One of the biggest battles that Satan wages against us is getting us to believe that we are alone. I find myself falling into this trap often. This is a good verse to carry around in your heart. Deuteronomy 31:8 says that God will go before me, He will be with me and He won’t abandon me. This verse tells me that God won’t abandon me so I shouldn’t be afraid.

Recently I read something Joyce Meyer wrote, “Satan wants you to believe you are alone. He wants you to believe that no one understands how you feel, but his claims are false. In addition to God being with you, many believers understand what you are experiencing mentally and emotionally.” Satan wants me to lose sight of the simple truths found in the Bible. It is easy to forget that God wants to comfort us and deliver us when we are in the middle of pain and loss.

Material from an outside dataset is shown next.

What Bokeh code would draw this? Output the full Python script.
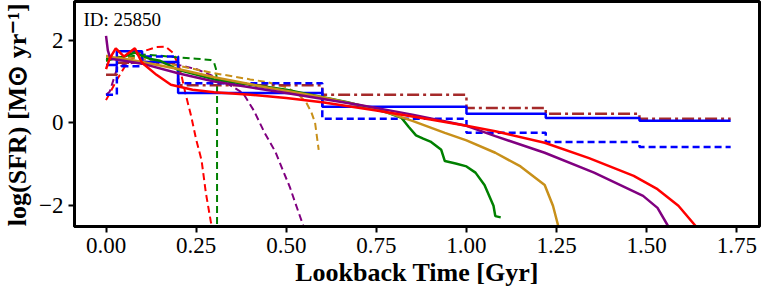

Part of the loneliness trap that Satan sets for me is playing the game of not sharing what is going on in my life. Then I get mad when no one notices that my life is falling apart. It is as if I just expect people to see the pain that I am going through but if I don’t open up and share what is going on in my life, then how do they know to reach out to me. I have a responsibility to meet people half way in relationships. Finding people that are “safe” to share my hurts and sorrows with takes time. But if I do not get involved and discover the people that God has placed within my reach then I am falling for the lies that Satan tells me and I will continues to find myself alone.

Heavenly Father, help me to hide in my heart the truth. You are with me and will never leave me alone. You provide for all my needs. Open my eyes to know the friendships you have set in place for me and close my ears to Satan’s lies. Amen.